Good morning everyone, I hope you had a great weekend. I was in freezing Chicago over the weekend for the FTU Travel Expo / Signature travel conference. I arrived late Saturday afternoon because I took a $500 bump from United Airlines, stayed the night at an SFO airport hotel and got on a Saturday morning flight to Chicago. When I finally arrived, I picked up a few travel tips from the sessions and one on one conversations. I will try to cover some of the public travel tips I learned this week. Don’t worry, your secrets are safe with me.
Question… wouldn’t it be cool if you could see legroom for different flights on different airlines in Google Flights? Yes, it is possible. All you need to do is install the Legrooms extension to your Google Chrome browser. I will walk you through all the steps the 1 step. Also, while researching this post, I realized this was covered months ago by several travel blogs, but somehow I missed all those blog posts, so maybe this helps a few people like me.
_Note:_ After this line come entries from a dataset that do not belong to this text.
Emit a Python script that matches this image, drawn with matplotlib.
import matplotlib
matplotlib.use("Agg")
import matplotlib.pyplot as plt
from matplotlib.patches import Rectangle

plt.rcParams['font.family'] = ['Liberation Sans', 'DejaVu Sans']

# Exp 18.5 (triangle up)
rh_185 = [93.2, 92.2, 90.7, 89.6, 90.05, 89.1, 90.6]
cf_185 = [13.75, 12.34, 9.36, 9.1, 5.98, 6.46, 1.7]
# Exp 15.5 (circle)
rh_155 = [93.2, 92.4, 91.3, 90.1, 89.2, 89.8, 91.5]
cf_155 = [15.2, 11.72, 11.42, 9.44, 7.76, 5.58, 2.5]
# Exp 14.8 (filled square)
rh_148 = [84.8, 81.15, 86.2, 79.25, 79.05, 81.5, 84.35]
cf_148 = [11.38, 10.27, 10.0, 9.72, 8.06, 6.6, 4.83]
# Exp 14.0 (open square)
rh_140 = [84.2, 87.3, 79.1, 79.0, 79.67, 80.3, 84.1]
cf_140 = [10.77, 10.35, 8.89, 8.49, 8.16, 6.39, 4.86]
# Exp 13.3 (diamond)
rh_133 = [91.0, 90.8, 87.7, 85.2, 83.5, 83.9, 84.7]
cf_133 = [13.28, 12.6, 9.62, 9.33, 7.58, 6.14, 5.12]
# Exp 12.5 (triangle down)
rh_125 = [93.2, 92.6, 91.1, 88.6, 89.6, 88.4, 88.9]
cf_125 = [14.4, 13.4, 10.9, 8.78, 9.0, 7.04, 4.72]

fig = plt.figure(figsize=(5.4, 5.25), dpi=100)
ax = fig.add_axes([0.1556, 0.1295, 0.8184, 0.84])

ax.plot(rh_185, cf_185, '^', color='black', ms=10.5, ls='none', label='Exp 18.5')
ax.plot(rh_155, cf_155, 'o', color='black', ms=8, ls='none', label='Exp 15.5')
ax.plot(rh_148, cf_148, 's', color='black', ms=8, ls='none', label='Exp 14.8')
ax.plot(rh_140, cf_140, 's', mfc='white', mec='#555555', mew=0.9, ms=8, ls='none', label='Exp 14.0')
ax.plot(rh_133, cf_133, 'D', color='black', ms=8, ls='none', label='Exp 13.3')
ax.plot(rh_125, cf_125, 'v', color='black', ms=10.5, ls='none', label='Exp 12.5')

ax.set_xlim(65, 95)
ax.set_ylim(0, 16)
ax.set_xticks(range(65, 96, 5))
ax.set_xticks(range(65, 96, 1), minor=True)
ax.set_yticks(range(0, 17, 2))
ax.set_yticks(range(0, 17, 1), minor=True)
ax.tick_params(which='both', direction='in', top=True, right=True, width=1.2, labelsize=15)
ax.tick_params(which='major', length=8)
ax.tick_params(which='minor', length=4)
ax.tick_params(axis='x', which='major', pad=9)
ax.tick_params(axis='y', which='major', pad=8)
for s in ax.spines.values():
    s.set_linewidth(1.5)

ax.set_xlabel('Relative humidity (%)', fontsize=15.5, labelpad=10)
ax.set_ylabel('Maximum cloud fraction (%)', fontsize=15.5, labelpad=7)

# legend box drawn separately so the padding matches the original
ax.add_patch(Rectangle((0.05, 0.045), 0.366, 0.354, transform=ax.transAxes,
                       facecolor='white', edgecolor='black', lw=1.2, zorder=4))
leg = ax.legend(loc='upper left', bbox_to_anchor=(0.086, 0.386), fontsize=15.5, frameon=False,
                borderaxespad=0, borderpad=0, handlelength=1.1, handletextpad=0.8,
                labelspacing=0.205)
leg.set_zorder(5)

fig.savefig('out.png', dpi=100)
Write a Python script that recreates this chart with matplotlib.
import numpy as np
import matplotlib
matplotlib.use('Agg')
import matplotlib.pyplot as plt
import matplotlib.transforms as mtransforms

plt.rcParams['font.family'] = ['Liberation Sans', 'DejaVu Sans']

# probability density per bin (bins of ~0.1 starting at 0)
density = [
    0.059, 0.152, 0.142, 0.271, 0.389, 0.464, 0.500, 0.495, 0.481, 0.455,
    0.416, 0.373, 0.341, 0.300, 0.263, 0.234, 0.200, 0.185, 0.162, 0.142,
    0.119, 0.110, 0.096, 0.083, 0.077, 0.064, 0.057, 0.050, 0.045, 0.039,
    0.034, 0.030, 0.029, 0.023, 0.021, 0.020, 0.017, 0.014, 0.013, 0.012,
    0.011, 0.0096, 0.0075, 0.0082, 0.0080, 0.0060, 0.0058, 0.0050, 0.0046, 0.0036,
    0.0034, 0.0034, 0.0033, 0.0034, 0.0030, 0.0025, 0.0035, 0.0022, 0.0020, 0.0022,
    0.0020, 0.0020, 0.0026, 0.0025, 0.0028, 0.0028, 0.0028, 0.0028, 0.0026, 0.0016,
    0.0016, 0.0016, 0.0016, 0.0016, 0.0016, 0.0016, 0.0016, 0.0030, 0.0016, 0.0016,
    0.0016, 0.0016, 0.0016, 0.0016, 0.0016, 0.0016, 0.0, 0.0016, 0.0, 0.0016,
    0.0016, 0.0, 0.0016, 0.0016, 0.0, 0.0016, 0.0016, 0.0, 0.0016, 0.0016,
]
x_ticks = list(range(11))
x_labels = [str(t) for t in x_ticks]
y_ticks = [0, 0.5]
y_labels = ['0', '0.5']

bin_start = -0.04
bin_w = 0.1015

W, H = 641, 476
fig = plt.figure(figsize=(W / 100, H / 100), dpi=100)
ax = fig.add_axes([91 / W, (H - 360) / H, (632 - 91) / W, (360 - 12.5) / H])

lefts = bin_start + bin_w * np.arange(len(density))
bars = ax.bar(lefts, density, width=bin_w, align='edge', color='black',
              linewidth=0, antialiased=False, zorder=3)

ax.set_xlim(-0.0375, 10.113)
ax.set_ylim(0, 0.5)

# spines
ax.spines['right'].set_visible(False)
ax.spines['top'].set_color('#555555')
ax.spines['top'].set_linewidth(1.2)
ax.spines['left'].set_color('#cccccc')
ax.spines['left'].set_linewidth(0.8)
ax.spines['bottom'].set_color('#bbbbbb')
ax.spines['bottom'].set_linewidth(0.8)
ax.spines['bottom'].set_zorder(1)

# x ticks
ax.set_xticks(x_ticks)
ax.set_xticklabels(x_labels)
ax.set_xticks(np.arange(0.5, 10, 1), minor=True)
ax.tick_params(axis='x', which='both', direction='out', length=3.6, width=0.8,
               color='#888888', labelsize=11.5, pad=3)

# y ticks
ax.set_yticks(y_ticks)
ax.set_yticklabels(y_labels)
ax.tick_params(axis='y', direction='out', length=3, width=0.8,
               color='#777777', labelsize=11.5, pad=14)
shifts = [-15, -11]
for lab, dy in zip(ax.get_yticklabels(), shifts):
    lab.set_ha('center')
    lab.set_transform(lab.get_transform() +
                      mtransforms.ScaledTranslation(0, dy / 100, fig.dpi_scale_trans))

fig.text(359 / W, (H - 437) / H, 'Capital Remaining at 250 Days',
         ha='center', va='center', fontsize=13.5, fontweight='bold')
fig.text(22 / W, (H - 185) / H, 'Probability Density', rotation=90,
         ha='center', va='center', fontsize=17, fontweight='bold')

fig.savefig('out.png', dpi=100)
Here is the basic Google Flights view:
All you need to do is go to the Legrooms for Google Flight extensions page and click the Add to Chrome button (this only works for Google Chrome Desktop).
You can then return to Google Flights and refresh your search. There will now be a new column of data in your search results. Based on the 3 airlines below, JetBlue has the largest legroom (33 inches vs 31 inches for United and Delta). You will also notice the little crossed off baggage icon next to the United flight. That indicates a basic economy flight, so you cannot bring a carryon bag for free on that flight.
I hope this is useful and helps you decide which flight to book. If you have any questions about this Google Chrome extension, please leave a comment below. Have a great day everyone!
Legroom seems like such a very minor thing to have to be packaged into a browser extension. It could have very easily just been added as a option in the regular web display.
Makes me wonder what Google might also be doing with that extension.
The extension is not made by Google, but Google may add this feature to Google Flights in the future.
I downloaded this extension and started using it when this blog post came out. Then today I got a link to the new google flights beta version where that extension doesn’t seem to work, of course. Not a fan of the beta version so far. It looks nicer but seems less user friendly to me.